Task directions: Reproduce precisely the lines between the start of the data below and the line with "TOP = LO + len(categorias) - 0.03", both included.

Recorded information:
[Begin]

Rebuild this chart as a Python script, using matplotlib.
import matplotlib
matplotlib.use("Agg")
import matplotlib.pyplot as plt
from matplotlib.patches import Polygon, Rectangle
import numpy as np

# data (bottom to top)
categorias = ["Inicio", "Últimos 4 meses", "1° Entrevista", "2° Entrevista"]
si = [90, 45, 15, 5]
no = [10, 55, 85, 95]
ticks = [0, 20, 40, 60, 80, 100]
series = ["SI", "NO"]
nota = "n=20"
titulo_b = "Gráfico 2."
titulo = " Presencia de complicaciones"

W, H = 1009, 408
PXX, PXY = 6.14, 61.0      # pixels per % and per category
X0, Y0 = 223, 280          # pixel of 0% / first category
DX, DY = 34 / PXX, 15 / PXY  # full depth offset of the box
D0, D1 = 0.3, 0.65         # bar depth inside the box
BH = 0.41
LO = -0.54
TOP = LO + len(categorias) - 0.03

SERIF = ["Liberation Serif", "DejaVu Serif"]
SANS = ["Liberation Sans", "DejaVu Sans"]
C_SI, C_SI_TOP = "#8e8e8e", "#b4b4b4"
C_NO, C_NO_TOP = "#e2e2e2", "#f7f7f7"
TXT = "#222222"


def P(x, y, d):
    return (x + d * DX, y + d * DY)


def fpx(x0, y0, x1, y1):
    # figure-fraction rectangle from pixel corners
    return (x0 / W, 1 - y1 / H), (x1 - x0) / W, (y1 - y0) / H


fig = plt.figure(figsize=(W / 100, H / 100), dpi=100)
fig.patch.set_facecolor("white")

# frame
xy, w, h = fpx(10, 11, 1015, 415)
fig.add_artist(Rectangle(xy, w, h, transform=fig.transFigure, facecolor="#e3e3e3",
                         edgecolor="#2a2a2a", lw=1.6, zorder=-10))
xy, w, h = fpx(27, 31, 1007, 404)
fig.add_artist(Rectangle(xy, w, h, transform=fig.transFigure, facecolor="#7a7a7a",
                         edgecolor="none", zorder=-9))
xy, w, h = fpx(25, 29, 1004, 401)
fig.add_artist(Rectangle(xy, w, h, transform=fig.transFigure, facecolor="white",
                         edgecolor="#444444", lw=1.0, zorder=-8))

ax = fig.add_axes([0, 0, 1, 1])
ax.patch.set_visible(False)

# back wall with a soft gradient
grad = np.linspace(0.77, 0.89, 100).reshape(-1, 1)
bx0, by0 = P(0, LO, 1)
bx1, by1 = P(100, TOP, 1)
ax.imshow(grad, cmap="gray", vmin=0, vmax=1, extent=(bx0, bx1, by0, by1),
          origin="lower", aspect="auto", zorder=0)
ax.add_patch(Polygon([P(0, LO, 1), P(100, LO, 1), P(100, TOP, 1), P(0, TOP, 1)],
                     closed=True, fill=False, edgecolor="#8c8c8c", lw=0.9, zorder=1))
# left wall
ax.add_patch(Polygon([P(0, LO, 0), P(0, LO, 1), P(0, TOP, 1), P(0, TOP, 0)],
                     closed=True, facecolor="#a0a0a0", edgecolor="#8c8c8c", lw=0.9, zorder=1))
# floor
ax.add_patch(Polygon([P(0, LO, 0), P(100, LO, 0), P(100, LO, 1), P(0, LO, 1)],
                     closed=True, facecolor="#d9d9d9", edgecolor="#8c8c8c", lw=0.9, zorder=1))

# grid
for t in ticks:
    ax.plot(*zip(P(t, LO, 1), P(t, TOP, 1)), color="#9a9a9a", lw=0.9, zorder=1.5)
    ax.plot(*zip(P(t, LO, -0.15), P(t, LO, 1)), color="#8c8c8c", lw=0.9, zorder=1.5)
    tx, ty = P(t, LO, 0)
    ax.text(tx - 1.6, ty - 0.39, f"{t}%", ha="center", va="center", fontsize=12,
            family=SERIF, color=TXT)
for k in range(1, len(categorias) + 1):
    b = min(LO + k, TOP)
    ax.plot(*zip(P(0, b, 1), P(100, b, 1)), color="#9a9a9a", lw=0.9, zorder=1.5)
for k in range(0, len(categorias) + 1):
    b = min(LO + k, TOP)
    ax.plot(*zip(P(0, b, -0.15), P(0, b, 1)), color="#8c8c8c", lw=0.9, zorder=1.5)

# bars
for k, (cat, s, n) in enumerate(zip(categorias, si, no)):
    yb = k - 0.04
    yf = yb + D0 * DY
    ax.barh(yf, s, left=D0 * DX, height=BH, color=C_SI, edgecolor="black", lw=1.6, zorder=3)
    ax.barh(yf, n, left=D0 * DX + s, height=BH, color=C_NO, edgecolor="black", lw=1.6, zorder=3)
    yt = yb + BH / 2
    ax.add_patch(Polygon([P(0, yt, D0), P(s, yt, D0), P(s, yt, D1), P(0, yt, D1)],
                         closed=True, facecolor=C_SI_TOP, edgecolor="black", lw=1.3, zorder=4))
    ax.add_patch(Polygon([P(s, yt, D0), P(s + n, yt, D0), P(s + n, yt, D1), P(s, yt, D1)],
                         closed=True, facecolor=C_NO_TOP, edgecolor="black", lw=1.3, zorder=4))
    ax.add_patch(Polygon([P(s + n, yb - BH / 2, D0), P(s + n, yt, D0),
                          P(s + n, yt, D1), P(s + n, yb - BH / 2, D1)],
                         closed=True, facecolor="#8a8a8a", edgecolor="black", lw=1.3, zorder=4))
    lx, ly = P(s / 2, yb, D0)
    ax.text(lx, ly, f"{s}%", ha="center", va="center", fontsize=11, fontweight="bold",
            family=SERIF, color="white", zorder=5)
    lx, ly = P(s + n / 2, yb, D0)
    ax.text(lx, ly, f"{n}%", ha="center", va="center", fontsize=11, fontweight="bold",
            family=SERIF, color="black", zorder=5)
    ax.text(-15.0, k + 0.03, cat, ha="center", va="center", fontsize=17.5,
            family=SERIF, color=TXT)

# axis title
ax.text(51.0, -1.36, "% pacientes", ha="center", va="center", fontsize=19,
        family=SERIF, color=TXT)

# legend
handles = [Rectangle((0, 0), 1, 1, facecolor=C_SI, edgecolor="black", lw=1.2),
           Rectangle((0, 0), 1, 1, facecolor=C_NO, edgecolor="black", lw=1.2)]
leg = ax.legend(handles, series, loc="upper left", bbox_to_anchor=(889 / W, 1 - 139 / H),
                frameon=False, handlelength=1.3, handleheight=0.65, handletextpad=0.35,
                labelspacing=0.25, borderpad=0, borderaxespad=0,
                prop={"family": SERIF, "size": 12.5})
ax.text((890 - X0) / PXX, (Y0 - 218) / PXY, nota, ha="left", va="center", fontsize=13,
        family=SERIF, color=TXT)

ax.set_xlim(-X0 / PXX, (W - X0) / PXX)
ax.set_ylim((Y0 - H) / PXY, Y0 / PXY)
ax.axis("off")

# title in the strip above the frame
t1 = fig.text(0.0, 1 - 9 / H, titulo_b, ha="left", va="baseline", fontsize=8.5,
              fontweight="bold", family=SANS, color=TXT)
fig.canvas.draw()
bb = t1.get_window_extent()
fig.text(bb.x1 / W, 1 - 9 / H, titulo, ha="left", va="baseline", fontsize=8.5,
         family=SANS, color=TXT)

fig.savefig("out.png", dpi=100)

[End]

Response for this exercise:
Rebuild this chart as a Python script, using matplotlib.
import matplotlib
matplotlib.use("Agg")
import matplotlib.pyplot as plt
from matplotlib.patches import Polygon, Rectangle
import numpy as np

# data (bottom to top)
categorias = ["Inicio", "Últimos 4 meses", "1° Entrevista", "2° Entrevista"]
si = [90, 45, 15, 5]
no = [10, 55, 85, 95]
ticks = [0, 20, 40, 60, 80, 100]
series = ["SI", "NO"]
nota = "n=20"
titulo_b = "Gráfico 2."
titulo = " Presencia de complicaciones"

W, H = 1009, 408
PXX, PXY = 6.14, 61.0      # pixels per % and per category
X0, Y0 = 223, 280          # pixel of 0% / first category
DX, DY = 34 / PXX, 15 / PXY  # full depth offset of the box
D0, D1 = 0.3, 0.65         # bar depth inside the box
BH = 0.41
LO = -0.54
TOP = LO + len(categorias) - 0.03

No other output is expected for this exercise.